POLICE officers who rescued a young boy from a 50ft gorge have described their pride at being recognised for the heroic effort.

In May of this year, police received a call to say that a young boy had run off towards the Ochil Hills and, after a search, was eventually found trapped in fast-flowing water above Alva.

Luckily for the youngster and his family, constables Scott Campbell and Robert Gittins were on the scene and sparked a daring rescue mission.

PC Campbell said: "When we got the call, we all just dropped everything and headed out.

"When we arrived, we just thought: 'How are we going to get down there?'

"It's a steep drop with cliff faces all around. And I'm really not good with heights, either.

"But then we heard the wee laddie screaming and we just knew we had to get to him. We immediately jumped the fence and scrambled our way down."

PC Campbell assessed that by climbing upwards around 100ft, he would have better access to the terrain, and made his way into the gorge followed by PC Gittins.

They both then waded into the water, between 2-5ft deep with huge boulders and driftwood to avoid.

The former managed to reach the distressed boy who was described as "cold, wet and partially clothed".

PC Campbell immediately held on to the boy to warm him up and keep him from further danger before PC Gittins took over and handed the youngster one of his dry tops.

The two heroic officers then carried the child between them to a safe area where the fire service Ochil Mountain Rescue Team could assist them all to safety.

"We only had one thing to do: Get to him and get him back up," PC Campbell added.

"It was the best result, thankfully. I dread to think what might have happened if we hadn't been able to get to him."

Following the incident, both officers were recommended for a Police Scotland bravery award which they received at a ceremony on Thursday, November 8 at Tulliallan Police College from Chief Constable Iain Livingstone.

PC Gittens added: "The biggest thing for was the recognition for the work we done itself.

"The end result of getting the wee laddie out the water was great. Although it wasn't cold that day, the water was freezing.
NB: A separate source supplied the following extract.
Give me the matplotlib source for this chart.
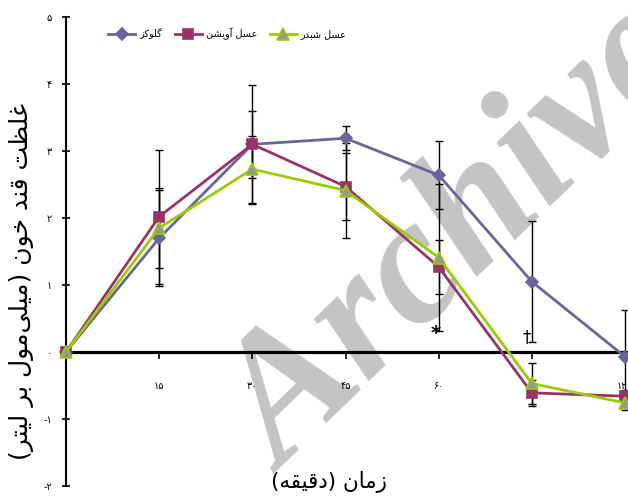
import matplotlib
matplotlib.use("Agg")
import matplotlib.pyplot as plt
import numpy as np

# ---------------- data ----------------
time_labels = ['۰', '۱۵', '۳۰', '۴۵', '۶۰', '۹۰', '۱۲۰']
glucose = [0, 1.70, 3.10, 3.19, 2.64, 1.05, -0.07]
glucose_err = [0, 0.72, 0.50, 0.18, 0.51, 0.90, 0.70]
thyme = [0, 2.02, 3.10, 2.47, 1.27, -0.61, -0.66]
thyme_err = [0, 1.00, 0.89, 0.50, 0.40, 0.19, 0.10]
clover = [0, 1.85, 2.73, 2.41, 1.41, -0.47, -0.76]
clover_err = [0, 0.60, 0.50, 0.71, 1.10, 0.30, 0.10]
series_names = ['گلوکز', 'عسل آویشن', 'عسل شبدر']
y_ticks = [-2, -1, 0, 1, 2, 3, 4, 5]
y_tick_labels = ['-۲', '-۱', '۰', '۱', '۲', '۳', '۴', '۵']
y_label = 'غلظت قند خون (میلی\u200cمول بر لیتر)'
x_label = 'زمان (دقیقه)'

# ---------------- simple Persian shaping ----------------
FORMS = {
    'ا': ('\uFE8D', '\uFE8E', None, None),
    'آ': ('\uFE81', '\uFE82', None, None),
    'ب': ('\uFE8F', '\uFE90', '\uFE91', '\uFE92'),
    'ت': ('\uFE95', '\uFE96', '\uFE97', '\uFE98'),
    'خ': ('\uFEA5', '\uFEA6', '\uFEA7', '\uFEA8'),
    'د': ('\uFEA9', '\uFEAA', None, None),
    'ر': ('\uFEAD', '\uFEAE', None, None),
    'ز': ('\uFEAF', '\uFEB0', None, None),
    'س': ('\uFEB1', '\uFEB2', '\uFEB3', '\uFEB4'),
    'ش': ('\uFEB5', '\uFEB6', '\uFEB7', '\uFEB8'),
    'ظ': ('\uFEC5', '\uFEC6', '\uFEC7', '\uFEC8'),
    'ع': ('\uFEC9', '\uFECA', '\uFECB', '\uFECC'),
    'غ': ('\uFECD', '\uFECE', '\uFECF', '\uFED0'),
    'ق': ('\uFED5', '\uFED6', '\uFED7', '\uFED8'),
    'ل': ('\uFEDD', '\uFEDE', '\uFEDF', '\uFEE0'),
    'م': ('\uFEE1', '\uFEE2', '\uFEE3', '\uFEE4'),
    'ن': ('\uFEE5', '\uFEE6', '\uFEE7', '\uFEE8'),
    'ه': ('\uFEE9', '\uFEEA', '\uFEEB', '\uFEEC'),
    'و': ('\uFEED', '\uFEEE', None, None),
    'ک': ('\uFB8E', '\uFB8F', '\uFB90', '\uFB91'),
    'گ': ('\uFB92', '\uFB93', '\uFB94', '\uFB95'),
    'ی': ('\uFBFC', '\uFBFD', '\uFBFE', '\uFBFF'),
}


def is_dual(c):
    return c in FORMS and FORMS[c][2] is not None


def is_joining(c):
    return c in FORMS


def shape(text):
    out = []
    n = len(text)
    for i, c in enumerate(text):
        if c == '\u200c':
            continue
        if c not in FORMS:
            out.append(c)
            continue
        prev = text[i - 1] if i > 0 else ''
        nxt = text[i + 1] if i + 1 < n else ''
        cp = is_dual(prev)
        cn = is_dual(c) and is_joining(nxt)
        iso, fin, ini, med = FORMS[c]
        if cp and cn:
            out.append(med)
        elif cp:
            out.append(fin)
        elif cn:
            out.append(ini)
        else:
            out.append(iso)
    vis = ''.join(reversed(out))
    vis = vis.translate(str.maketrans('()', ')('))
    return vis


FONT = ['DejaVu Sans']
plt.rcParams['font.family'] = FONT

# ---------------- figure ----------------
W, H = 628, 496
fig = plt.figure(figsize=(W / 100, H / 100), dpi=100)
ax_left = 66 / W
ax_bottom = (H - 486) / H
ax_top = (H - 17) / H
ax = fig.add_axes([ax_left, ax_bottom, 1 - ax_left, ax_top - ax_bottom])
ax.patch.set_visible(False)

x = np.arange(len(time_labels))
ax.set_xlim(0, 6 * (W - 66) / (625 - 66))
ax.set_ylim(-2, 5)

styles = [
    (glucose, glucose_err, '#666699', 'D', '#666699', '#666699', 6.5),
    (thyme, thyme_err, '#993366', 's', '#993366', '#993366', 7.5),
    (clover, clover_err, '#99CC00', '^', '#969696', '#99CC00', 8),
]
handles = []
for (vals, errs, col, mk, mfc, mec, ms), name in zip(styles, series_names):
    ax.errorbar(x, vals, yerr=errs, fmt='none', ecolor='black',
                elinewidth=1.0, capsize=2.6, capthick=1.0, zorder=2,
                clip_on=False)
for (vals, errs, col, mk, mfc, mec, ms), name in zip(styles, series_names):
    h, = ax.plot(x, vals, color=col, lw=2.0, marker=mk, markersize=ms,
                 markerfacecolor=mfc, markeredgecolor=mec, markeredgewidth=1.2,
                 zorder=3, clip_on=False, label=shape(name))
    handles.append(h)

# spines
for s in ['top', 'right']:
    ax.spines[s].set_visible(False)
ax.spines['bottom'].set_position(('data', 0))
ax.spines['bottom'].set_linewidth(2.3)
ax.spines['left'].set_linewidth(1.5)
ax.set_axisbelow(True)

ax.set_xticks(x[1:])
ax.set_xticklabels(time_labels[1:], fontsize=7)
ax.tick_params(axis='x', direction='out', length=5, width=1.2, pad=16)
ax.set_yticks(y_ticks)
ax.set_yticklabels(y_tick_labels, fontsize=7)
ax.tick_params(axis='y', direction='inout', length=6, width=1.2, pad=7)

# significance marks
ax.text(3.97, 0.28, '*', fontsize=14, ha='center', va='center', fontweight='bold')
ax.text(4.95, 0.22, '†', fontsize=12, ha='center', va='center')

# legend
leg = fig.legend(handles=handles, loc='center left',
                 bbox_to_anchor=(108 / W, (H - 34) / H), ncol=3, frameon=False,
                 fontsize=7, handlelength=2.8, handletextpad=0.4,
                 columnspacing=1.3, borderaxespad=0, borderpad=0)

# axis labels
fig.text(22 / W, (H - 282) / H, shape(y_label), rotation=90, ha='center',
         va='center', fontsize=18)
fig.text(329 / W, (H - 482) / H, shape(x_label), ha='center', va='center',
         fontsize=15.5)

# watermark
fig.text(283 / W, (H - 474) / H, 'Archive', rotation=44, rotation_mode='anchor',
         ha='left', va='baseline', fontsize=130, color='#C4C4C4',
         family='Liberation Serif', fontweight='bold', fontstyle='italic',
         zorder=-1)

fig.savefig('out.png', dpi=100)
"To get him out alongside the fire service, the search and rescue team and ambulance service was a clear example of cohesive teamwork."

PC Gittens stressed that the result was the most important aspect of the whole incident, adding that it doesn't always end that well.

He continued: "A lot of the time we do not get that result but we did this time, and we are proud of that.

"It was different from the norm so we are really proud to receive the award. It was a really nice week."